A transformation of the company’s processes — to include more women in the promotion pipeline — helped change the landscape. Today The Public Accounting Report confirms that Deloitte leads the Big Four in percentage of women partners at its organization, which currently stands at around 19 percent. This spring, Allen and her organization each earned the Work Life Legacy Award from the Families and Work Institute for leadership in workforce talent management.

Those leadership skills are tapped daily and applied broadly as Allen works to assure Deloitte & Touche has good governance, appropriate oversight, sound direction and accountability to the organizations’ partners, employees and clients. She also serves as an advisory partner with a number of the firm’s large accounts. “I carry the Chairman’s business card into significant opportunities,” she says. “I’ve been pleasantly surprised by the meaning of the business card and the opportunities the role of chairman of the board have provided me both in terms of impacting our client organizations as well as some broader leadership forums.”

That business card fits like a glove for Allen, who has dedicated three decades of her professional life to Deloitte. The youngest of four sisters, and the great grand-daughter of one of Idaho’s first women legislators, Allen earned a bachelor’s degree in accounting from the University of Idaho, and promptly interviewed with all eight of the Big Eight accounting firms.

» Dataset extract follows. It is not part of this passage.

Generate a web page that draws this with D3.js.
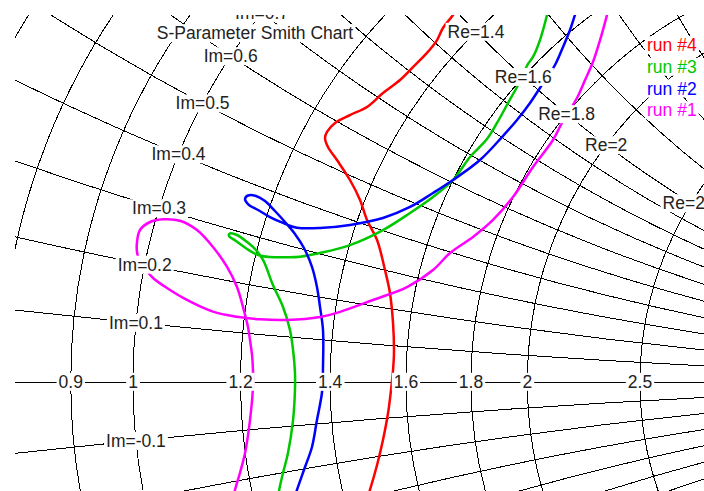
<!DOCTYPE html>
<html>
<head>
<meta charset="utf-8">
<script src="https://cdn.jsdelivr.net/npm/d3@7"></script>
<style>
  html, body { margin: 0; padding: 0; background: #fff; }
  svg { display: block; }
  text { font-family: "Liberation Sans", Arial, sans-serif; font-size: 17.5px; }
</style>
</head>
<body>
<svg id="chart" width="704" height="491"></svg>
<script>
// ---------- data (reflection coefficient S11, real / imaginary parts) ----------
const title = "S-Parameter Smith Chart";

const resistanceCircles = [0.7, 0.8, 0.9, 1, 1.2, 1.4, 1.6, 1.8, 2, 2.5, 3, 4, 5, 10];
const reactanceArcs = [0.1, 0.2, 0.3, 0.4, 0.5, 0.6, 0.7, 0.8, 0.9, 1, 1.2, 1.4, 1.6, 1.8, 2, 3, 4, 5, 10,
                       -0.1, -0.2, -0.3, -0.4, -0.5, -0.6, -0.7, -0.8, -0.9, -1, -1.2, -1.4, -1.6, -1.8, -2, -3, -4, -5, -10];

const seriesNames = ["run #4", "run #3", "run #2", "run #1"];
const seriesColors = ["#ff0000", "#00c800", "#0000ff", "#ff00ff"];

const run4Re = [0.278, 0.2705, 0.262, 0.257, 0.2485, 0.2367, 0.2257, 0.2113, 0.1978, 0.1834, 0.1708, 0.164, 0.1623, 0.1648, 0.1724, 0.1834, 0.1919, 0.1978, 0.2063, 0.213, 0.2172, 0.2198, 0.2206, 0.2198, 0.2181, 0.2156, 0.2113, 0.2063, 0.2003, 0.1961];
const run4Im = [0.3227, 0.310, 0.299, 0.2888, 0.2779, 0.266, 0.255, 0.244, 0.2322, 0.2254, 0.2187, 0.2111, 0.206, 0.1984, 0.1874, 0.1705, 0.1536, 0.1367, 0.1198, 0.0944, 0.075, 0.0496, 0.0243, 0.0099, -0.007, -0.0265, -0.0493, -0.0704, -0.0915, -0.1042];

const run3Re = [0.3531, 0.350, 0.344, 0.3381, 0.3339, 0.3246, 0.317, 0.3077, 0.2992, 0.2849, 0.2705, 0.2536, 0.2342, 0.2113, 0.1834, 0.1581, 0.1412, 0.1302, 0.1158, 0.1057, 0.0964, 0.0871, 0.0811, 0.082, 0.0879, 0.0964, 0.1031, 0.1099, 0.1183, 0.1268, 0.1327, 0.1353, 0.1369, 0.1369, 0.1353, 0.131, 0.1268, 0.1234, 0.1217];
const run3Im = [0.3227, 0.310, 0.2888, 0.2745, 0.2686, 0.2491, 0.2356, 0.2187, 0.2051, 0.19, 0.1705, 0.1561, 0.1426, 0.1282, 0.1155, 0.1088, 0.1057, 0.1052, 0.1054, 0.1071, 0.1122, 0.1189, 0.1232, 0.1253, 0.124, 0.1181, 0.1122, 0.1029, 0.0817, 0.0631, 0.0437, 0.0268, 0.0082, -0.007, -0.0324, -0.0603, -0.0772, -0.0924, -0.1042];

const run2Re = [0.3779, 0.3736, 0.3694, 0.3635, 0.3567, 0.344, 0.3356, 0.3246, 0.3119, 0.2933, 0.2705, 0.2536, 0.2342, 0.2113, 0.1834, 0.1581, 0.1386, 0.1268, 0.1158, 0.1057, 0.0972, 0.0947, 0.0972, 0.104, 0.1116, 0.12, 0.1285, 0.1369, 0.1445, 0.1513, 0.1555, 0.1581, 0.1606, 0.1606, 0.1598, 0.1555, 0.1513, 0.1454, 0.1386, 0.1344];
const run2Im = [0.3227, 0.310, 0.2973, 0.283, 0.2677, 0.2483, 0.2356, 0.2212, 0.2068, 0.1874, 0.1705, 0.1595, 0.1477, 0.1384, 0.1325, 0.1299, 0.1302, 0.1342, 0.1392, 0.1451, 0.1502, 0.1544, 0.1574, 0.157, 0.1527, 0.1443, 0.135, 0.1249, 0.113, 0.097, 0.08, 0.0631, 0.0437, 0.0124, -0.0087, -0.0324, -0.0552, -0.0721, -0.0915, -0.1042];

const run1Re = [0.404, 0.4007, 0.3948, 0.3888, 0.3821, 0.3753, 0.3626, 0.355, 0.3381, 0.3212, 0.3043, 0.2874, 0.268, 0.2536, 0.2316, 0.2029, 0.175, 0.1581, 0.1302, 0.1074, 0.0879, 0.0676, 0.0456, 0.0287, 0.0169, 0.011, 0.0059, 0.0034, 0.0034, 0.0059, 0.0144, 0.0254, 0.0397, 0.0541, 0.0676, 0.0795, 0.0879, 0.093, 0.0972, 0.0989, 0.1006, 0.1014, 0.1014, 0.0989, 0.0947, 0.0904, 0.0862, 0.0837];
const run1Im = [0.3227, 0.310, 0.2888, 0.2702, 0.255, 0.2398, 0.2187, 0.2043, 0.1815, 0.1561, 0.1367, 0.1223, 0.1088, 0.0944, 0.08, 0.0691, 0.059, 0.0547, 0.0522, 0.0527, 0.0549, 0.0592, 0.0691, 0.0792, 0.0877, 0.0944, 0.1012, 0.1096, 0.1181, 0.1282, 0.135, 0.1373, 0.1361, 0.1282, 0.1139, 0.097, 0.08, 0.0631, 0.0462, 0.0352, 0.0226, 0.0099, -0.0045, -0.0324, -0.0603, -0.0772, -0.0916, -0.1042];

const seriesRe = [run4Re, run3Re, run2Re, run1Re];
const seriesIm = [run4Im, run3Im, run2Im, run1Im];

// ---------- layout ----------
const W = 704, H = 491;
const plotLeft = 15, plotTop = 15;
const cx0 = 133, cy0 = 381.7, unit = 1183; // zoomed view of the Smith chart
const sx = d3.scaleLinear().domain([-1, 1]).range([cx0 - unit, cx0 + unit]);
const sy = d3.scaleLinear().domain([-1, 1]).range([cy0 + unit, cy0 - unit]);
const sr = v => sx(v) - sx(0);

// gamma = (z-1)/(z+1)
function gamma(r, x) {
  const nr = r - 1, ni = x, dr = r + 1, di = x;
  const d = dr * dr + di * di;
  return [(nr * dr + ni * di) / d, (ni * dr - nr * di) / d];
}
const fmt = v => String(+v.toFixed(2));

const svg = d3.select("#chart");
const defs = svg.append("defs");
defs.append("clipPath").attr("id", "plotClip")
  .append("rect").attr("x", plotLeft).attr("y", plotTop).attr("width", W - plotLeft).attr("height", H - plotTop);
defs.append("clipPath").attr("id", "unitClip")
  .append("circle").attr("cx", sx(0)).attr("cy", sy(0)).attr("r", sr(1));

const plot = svg.append("g").attr("clip-path", "url(#plotClip)");
const grid = plot.append("g").attr("clip-path", "url(#unitClip)")
  .attr("fill", "none").attr("stroke", "#000").attr("stroke-width", 1)
  .attr("shape-rendering", "crispEdges");

grid.selectAll("circle.res").data(resistanceCircles).join("circle")
  .attr("class", "res")
  .attr("cx", r => sx(r / (1 + r))).attr("cy", sy(0))
  .attr("r", r => sr(1 / (1 + r)));
grid.selectAll("circle.reac").data(reactanceArcs).join("circle")
  .attr("class", "reac")
  .attr("cx", sx(1)).attr("cy", x => sy(1 / x))
  .attr("r", x => sr(1 / Math.abs(x)));
grid.append("line").attr("x1", sx(-1)).attr("x2", sx(1)).attr("y1", Math.round(sy(0)) + 0.5).attr("y2", Math.round(sy(0)) + 0.5);
grid.append("circle").attr("cx", sx(0)).attr("cy", sy(0)).attr("r", sr(1));

// data curves
const line = d3.line().x(d => sx(d[0])).y(d => sy(d[1])).curve(d3.curveCatmullRom.alpha(0.5));
const curves = plot.append("g");
seriesNames.forEach((name, i) => {
  const pts = seriesRe[i].map((re, k) => [re, seriesIm[i][k]]);
  curves.append("path").attr("d", line(pts))
    .attr("fill", "none").attr("stroke", seriesColors[i])
    .attr("stroke-width", 2.5).attr("stroke-linejoin", "round").attr("stroke-linecap", "round");
});

// labels with white background (only those that fall in the visible plot area)
const labels = plot.append("g");
function boxedText(parent, x, y, str, color, anchor, keepAlways) {
  const g = parent.append("g");
  const t = g.append("text").attr("x", x).attr("y", y).attr("dy", "0.35em")
    .attr("text-anchor", anchor || "middle").attr("fill", color || "#222").text(str);
  const b = t.node().getBBox();
  if (!keepAlways && (b.x + b.width < plotLeft || b.x > W || b.y + b.height * 0.75 < plotTop || b.y > H)) {
    g.remove();
    return null;
  }
  g.insert("rect", "text").attr("x", b.x - 2).attr("y", b.y + 1).attr("width", b.width + 4)
    .attr("height", b.height - 2).attr("fill", "#fff");
  return g;
}
resistanceCircles.forEach(r => {
  const [gr] = gamma(r, 0);
  boxedText(labels, sx(gr), sy(0), fmt(r));
  const g1 = gamma(r, 1);
  boxedText(labels, sx(g1[0]), sy(g1[1]), "Re=" + fmt(r));
});
reactanceArcs.forEach(x => {
  const g = gamma(1, x);
  boxedText(labels, sx(g[0]), sy(g[1]), "Im=" + fmt(x));
});

// title
boxedText(plot, 255, 33, title, "#222", "middle", true);

// legend
const legend = svg.append("g");
seriesNames.forEach((name, i) => {
  boxedText(legend, 647, 45 + i * 21.7, name, seriesColors[i], "start", true);
});
</script>
</body>
</html>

Accounting firms were eager for women back then, but unsure how to tackle ticklish gender issues. (“Only 5 percent of the accounting graduating classes at that time were women,” Allen notes. “Now, the number is more than 50 percent.”) In 1973, Allen took the job as the first woman auditor in the Boise office of Touche Ross, Deloitte & Touche’s predecessor company. Allen’s acceptance letter, which she still has, spells out that her travel and overtime work would be the same as the men in the office and gently suggests she negotiate an “understanding” with her husband. “I think it’s fair to say I have traveled just as much as the men and have certainly worked as much overtime,” Allen quips.

Over the years, her roles and responsibilities grew at the firm, earning a partner role and then becoming managing partner of the Pacific Southwest practice. Her client list includes The Boeing Co., Computer Science Corp., Health Net Inc., Hewlett-Packard, and Washington Mutual Inc. There were times when clients courted Allen with tempting job opportunities, but her heart was always with Deloitte. “It’s about the people here,” Allen says.

Today, she spends her weekdays based out of her New York office — conducting meetings, traveling the globe for corporate events, juggling phone conferences and serving as an advisor on some of the firm’s heftiest accounts — and wraps up the week by flying home for a non-negotiable dinner and date night with her husband (“My staff knows I don’t like to be scheduled on the East Coast late on Fridays,” Allen says.) in Southern California. She also makes time to visit with her sisters, other extended family and friends. “We take the time for this. It is part of the grounding I find so important,” she says.

Indeed, former Albertson’s CEO Michael — who has a vacation home in Idaho near Allen’s — says it is sometimes surreal to see Allen on the keynote speech circuit one week, and in the grocery aisle clad in flip flops the next. “She is just genuine,” Michael says. “What you see is what you get, and Sharon is the real thing.”